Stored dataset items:
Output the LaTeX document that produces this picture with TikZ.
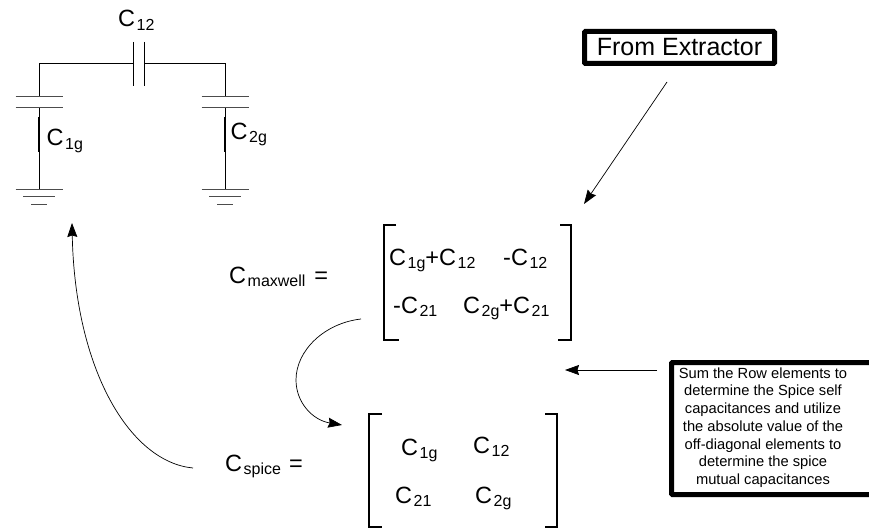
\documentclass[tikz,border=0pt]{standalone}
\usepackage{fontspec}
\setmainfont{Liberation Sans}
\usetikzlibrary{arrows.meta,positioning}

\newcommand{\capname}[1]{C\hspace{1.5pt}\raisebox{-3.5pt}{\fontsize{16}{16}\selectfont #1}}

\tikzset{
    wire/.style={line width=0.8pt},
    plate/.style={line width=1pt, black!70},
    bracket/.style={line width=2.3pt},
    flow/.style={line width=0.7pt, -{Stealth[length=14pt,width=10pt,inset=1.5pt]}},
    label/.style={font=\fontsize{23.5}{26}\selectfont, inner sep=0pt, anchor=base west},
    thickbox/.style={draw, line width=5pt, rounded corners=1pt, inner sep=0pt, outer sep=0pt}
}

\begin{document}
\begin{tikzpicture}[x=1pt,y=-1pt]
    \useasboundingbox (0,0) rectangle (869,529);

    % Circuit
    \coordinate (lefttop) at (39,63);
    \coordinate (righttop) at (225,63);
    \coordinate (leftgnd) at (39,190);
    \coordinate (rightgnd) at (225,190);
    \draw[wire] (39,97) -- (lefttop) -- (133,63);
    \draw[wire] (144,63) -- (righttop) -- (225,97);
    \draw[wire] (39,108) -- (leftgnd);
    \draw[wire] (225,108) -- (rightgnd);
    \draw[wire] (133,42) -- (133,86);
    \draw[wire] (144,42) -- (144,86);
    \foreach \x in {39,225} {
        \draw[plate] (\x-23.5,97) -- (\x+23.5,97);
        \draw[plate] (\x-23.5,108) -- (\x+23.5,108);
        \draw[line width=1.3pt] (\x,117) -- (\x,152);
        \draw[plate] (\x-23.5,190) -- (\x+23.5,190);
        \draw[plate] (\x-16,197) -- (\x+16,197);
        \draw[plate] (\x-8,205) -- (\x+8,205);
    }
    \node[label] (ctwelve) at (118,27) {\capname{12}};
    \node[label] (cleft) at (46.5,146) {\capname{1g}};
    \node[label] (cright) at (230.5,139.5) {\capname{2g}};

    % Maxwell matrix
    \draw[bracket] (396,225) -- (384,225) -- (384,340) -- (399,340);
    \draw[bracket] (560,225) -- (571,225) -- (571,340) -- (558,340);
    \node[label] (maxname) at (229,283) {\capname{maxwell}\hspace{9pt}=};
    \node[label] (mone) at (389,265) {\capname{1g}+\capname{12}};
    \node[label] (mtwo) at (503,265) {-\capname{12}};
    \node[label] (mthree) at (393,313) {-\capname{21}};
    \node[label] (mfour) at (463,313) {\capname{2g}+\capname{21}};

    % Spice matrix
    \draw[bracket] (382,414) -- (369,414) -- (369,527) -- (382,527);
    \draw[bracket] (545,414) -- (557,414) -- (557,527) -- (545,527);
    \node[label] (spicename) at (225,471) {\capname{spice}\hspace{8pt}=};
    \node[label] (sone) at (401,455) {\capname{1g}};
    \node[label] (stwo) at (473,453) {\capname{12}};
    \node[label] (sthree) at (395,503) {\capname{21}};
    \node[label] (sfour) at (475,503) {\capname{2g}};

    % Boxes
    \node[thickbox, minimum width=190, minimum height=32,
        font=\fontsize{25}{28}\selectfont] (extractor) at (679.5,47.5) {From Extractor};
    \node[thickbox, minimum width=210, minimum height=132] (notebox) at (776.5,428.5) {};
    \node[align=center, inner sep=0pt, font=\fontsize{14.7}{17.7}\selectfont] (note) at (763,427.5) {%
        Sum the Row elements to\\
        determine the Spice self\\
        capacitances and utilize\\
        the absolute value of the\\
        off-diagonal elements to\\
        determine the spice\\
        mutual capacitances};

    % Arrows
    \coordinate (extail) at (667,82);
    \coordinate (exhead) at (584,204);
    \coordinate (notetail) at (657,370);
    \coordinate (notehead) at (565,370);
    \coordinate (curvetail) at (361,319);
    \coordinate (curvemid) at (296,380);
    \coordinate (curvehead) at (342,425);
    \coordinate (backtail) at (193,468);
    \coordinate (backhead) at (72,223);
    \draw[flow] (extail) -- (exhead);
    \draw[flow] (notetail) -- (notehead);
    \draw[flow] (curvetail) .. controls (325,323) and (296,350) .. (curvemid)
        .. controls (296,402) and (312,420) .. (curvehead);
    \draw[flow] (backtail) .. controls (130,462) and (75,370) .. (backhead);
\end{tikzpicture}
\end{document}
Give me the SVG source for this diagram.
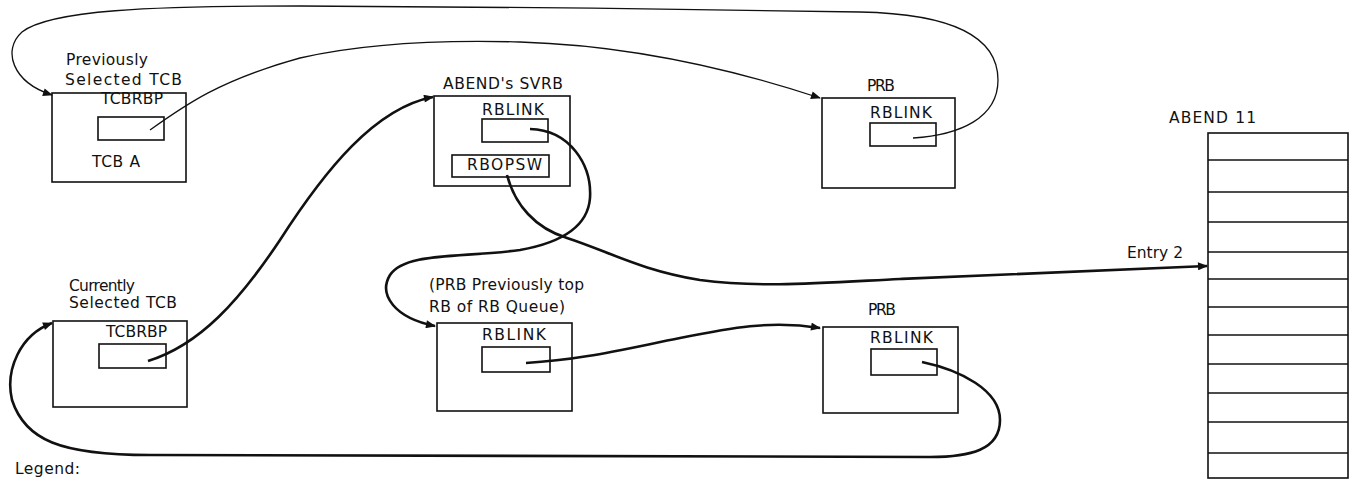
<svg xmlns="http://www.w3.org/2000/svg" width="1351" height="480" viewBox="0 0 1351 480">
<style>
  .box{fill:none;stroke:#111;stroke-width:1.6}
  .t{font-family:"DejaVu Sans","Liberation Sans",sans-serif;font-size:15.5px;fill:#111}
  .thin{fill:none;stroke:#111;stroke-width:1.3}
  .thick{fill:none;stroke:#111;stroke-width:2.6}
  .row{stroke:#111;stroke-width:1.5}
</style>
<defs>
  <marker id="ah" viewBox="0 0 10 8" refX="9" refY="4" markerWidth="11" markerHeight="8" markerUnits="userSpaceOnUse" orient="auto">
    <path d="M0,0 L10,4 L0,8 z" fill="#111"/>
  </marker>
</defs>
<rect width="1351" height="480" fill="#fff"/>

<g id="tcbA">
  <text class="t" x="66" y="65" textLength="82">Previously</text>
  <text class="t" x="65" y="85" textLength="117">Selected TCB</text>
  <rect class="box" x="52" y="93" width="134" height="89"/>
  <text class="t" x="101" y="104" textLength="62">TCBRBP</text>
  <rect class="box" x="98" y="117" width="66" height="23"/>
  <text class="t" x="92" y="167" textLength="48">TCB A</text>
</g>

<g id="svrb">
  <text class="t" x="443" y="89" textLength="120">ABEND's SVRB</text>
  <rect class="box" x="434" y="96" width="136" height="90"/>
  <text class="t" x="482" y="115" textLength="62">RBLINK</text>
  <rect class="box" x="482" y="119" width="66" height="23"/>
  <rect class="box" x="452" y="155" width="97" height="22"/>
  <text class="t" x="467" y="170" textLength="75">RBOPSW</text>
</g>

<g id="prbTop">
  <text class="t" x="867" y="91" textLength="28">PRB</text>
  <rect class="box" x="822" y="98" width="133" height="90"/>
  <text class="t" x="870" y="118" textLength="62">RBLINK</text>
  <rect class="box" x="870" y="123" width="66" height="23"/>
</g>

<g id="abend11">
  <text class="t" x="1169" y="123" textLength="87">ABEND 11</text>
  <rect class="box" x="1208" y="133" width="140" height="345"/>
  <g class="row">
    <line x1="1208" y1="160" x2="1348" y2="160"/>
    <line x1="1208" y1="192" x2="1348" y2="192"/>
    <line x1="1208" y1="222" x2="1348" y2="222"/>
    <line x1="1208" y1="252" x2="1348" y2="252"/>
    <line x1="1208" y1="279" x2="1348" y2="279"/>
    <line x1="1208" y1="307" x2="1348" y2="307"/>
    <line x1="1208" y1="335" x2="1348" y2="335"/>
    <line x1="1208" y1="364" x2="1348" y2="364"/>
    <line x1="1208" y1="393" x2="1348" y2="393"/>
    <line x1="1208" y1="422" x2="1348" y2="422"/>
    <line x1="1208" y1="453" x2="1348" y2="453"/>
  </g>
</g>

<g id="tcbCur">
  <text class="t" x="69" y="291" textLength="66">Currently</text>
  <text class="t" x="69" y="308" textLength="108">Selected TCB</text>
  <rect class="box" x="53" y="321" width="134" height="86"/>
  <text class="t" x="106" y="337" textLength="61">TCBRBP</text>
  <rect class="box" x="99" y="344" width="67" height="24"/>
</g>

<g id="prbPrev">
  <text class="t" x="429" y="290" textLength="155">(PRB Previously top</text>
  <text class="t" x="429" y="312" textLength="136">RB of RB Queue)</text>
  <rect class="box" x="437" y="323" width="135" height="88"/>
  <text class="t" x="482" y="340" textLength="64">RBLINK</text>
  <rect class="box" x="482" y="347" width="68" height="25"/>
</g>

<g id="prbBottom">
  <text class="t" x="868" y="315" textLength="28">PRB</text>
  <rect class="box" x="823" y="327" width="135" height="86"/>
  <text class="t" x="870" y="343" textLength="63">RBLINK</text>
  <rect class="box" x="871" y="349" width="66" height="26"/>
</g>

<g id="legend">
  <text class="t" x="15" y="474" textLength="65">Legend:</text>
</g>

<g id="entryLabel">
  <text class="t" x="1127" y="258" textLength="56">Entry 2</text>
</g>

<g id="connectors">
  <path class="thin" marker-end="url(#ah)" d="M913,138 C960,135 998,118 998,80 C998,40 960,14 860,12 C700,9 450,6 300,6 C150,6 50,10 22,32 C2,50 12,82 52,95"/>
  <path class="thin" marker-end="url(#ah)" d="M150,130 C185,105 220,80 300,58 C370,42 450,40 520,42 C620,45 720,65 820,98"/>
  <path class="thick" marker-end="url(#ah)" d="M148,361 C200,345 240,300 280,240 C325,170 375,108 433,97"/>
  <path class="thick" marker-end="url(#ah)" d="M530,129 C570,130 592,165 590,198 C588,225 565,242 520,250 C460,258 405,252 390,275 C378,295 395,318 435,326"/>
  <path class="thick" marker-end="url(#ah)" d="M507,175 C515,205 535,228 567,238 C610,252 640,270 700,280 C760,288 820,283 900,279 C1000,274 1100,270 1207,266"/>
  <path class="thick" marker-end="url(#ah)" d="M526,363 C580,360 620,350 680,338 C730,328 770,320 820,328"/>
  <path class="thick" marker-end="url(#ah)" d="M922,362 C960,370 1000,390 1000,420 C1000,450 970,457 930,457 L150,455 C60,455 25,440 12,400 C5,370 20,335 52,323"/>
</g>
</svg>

# To do
From the entries above, copy every line where the word "this" shows up.

# Complete output
Output the LaTeX document that produces this picture with TikZ.
Give me the SVG source for this diagram.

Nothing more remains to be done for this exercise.